_DATA SHOWN_
______________________________
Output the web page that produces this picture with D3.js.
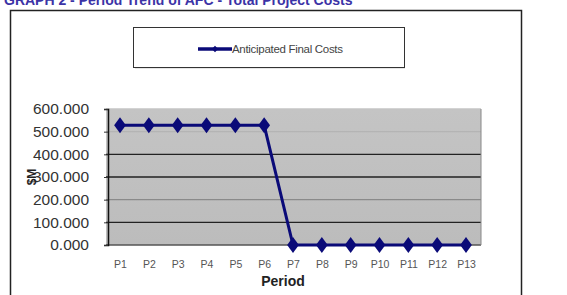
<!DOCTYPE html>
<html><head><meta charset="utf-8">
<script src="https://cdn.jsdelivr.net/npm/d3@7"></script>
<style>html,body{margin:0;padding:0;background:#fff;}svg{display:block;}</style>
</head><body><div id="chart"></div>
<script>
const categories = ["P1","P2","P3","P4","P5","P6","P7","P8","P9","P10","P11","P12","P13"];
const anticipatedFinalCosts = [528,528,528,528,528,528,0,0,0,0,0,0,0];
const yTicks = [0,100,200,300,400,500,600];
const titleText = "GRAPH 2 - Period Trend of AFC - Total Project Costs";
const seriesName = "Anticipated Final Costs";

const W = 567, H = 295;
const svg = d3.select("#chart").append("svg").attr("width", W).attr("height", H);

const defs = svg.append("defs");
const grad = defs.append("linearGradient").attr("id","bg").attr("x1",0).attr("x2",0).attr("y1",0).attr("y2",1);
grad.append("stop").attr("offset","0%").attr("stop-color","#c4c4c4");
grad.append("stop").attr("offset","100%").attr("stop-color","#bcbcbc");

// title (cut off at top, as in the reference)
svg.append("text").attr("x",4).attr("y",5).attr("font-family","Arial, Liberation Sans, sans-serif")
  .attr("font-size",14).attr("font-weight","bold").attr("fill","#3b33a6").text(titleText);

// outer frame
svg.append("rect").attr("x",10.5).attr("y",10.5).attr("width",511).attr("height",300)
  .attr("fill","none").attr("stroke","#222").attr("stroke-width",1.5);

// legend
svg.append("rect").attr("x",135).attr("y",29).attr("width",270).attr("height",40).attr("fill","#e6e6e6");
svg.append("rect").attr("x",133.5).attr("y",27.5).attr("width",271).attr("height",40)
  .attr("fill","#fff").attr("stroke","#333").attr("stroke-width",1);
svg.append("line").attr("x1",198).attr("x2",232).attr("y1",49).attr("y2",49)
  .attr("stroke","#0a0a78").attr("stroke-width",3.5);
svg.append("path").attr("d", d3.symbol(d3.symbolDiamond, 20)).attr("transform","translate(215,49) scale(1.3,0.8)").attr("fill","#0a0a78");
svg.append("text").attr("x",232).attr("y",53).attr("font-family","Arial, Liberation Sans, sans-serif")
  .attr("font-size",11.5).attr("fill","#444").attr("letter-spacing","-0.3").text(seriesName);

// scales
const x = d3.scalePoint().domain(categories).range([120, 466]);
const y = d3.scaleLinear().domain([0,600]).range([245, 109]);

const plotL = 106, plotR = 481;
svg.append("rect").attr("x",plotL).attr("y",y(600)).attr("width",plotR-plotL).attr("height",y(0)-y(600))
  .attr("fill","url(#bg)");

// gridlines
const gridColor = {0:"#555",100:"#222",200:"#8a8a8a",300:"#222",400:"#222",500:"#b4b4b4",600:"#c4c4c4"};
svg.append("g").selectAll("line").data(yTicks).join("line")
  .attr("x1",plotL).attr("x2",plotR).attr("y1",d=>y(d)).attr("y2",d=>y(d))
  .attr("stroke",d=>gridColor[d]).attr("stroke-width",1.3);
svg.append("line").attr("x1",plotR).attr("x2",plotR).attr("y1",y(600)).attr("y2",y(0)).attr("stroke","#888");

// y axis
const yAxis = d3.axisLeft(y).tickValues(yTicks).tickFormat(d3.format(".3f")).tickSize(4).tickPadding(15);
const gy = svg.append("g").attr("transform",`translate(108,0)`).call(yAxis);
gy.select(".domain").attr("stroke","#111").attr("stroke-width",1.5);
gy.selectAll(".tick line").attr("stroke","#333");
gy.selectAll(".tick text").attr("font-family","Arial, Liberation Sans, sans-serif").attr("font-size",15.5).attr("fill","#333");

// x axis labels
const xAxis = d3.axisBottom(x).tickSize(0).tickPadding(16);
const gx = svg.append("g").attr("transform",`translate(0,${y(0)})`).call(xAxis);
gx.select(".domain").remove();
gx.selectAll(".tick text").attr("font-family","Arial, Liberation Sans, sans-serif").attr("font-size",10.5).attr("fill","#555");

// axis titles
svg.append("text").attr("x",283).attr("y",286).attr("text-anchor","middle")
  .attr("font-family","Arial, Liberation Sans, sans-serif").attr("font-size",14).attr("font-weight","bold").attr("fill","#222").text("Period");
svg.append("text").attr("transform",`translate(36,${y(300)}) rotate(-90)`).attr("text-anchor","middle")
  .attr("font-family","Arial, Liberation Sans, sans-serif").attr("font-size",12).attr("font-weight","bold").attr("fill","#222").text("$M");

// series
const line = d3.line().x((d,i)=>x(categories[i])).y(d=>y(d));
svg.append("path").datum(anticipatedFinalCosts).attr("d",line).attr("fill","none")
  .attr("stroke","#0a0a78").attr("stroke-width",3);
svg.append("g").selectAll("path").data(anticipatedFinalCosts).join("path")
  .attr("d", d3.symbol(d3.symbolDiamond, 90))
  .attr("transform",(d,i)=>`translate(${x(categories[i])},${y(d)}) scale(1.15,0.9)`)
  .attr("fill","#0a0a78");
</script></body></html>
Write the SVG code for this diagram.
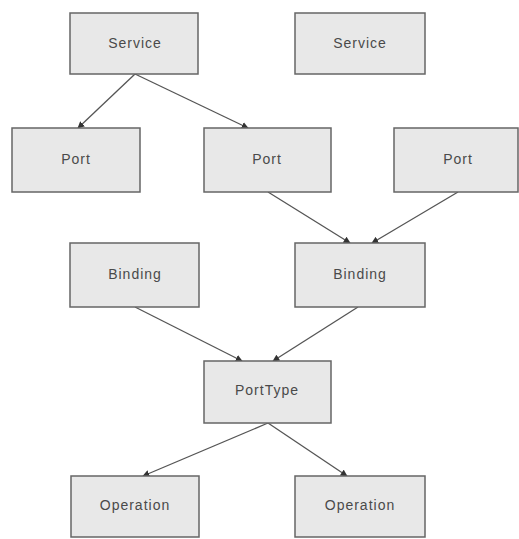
______________________________
_STATED TASK_
Show the lines of the records that contain the word "this".

_OUTPUT OF THE EXERCISE_
Output the web page that produces this picture with D3.js.
Write the SVG code for this diagram.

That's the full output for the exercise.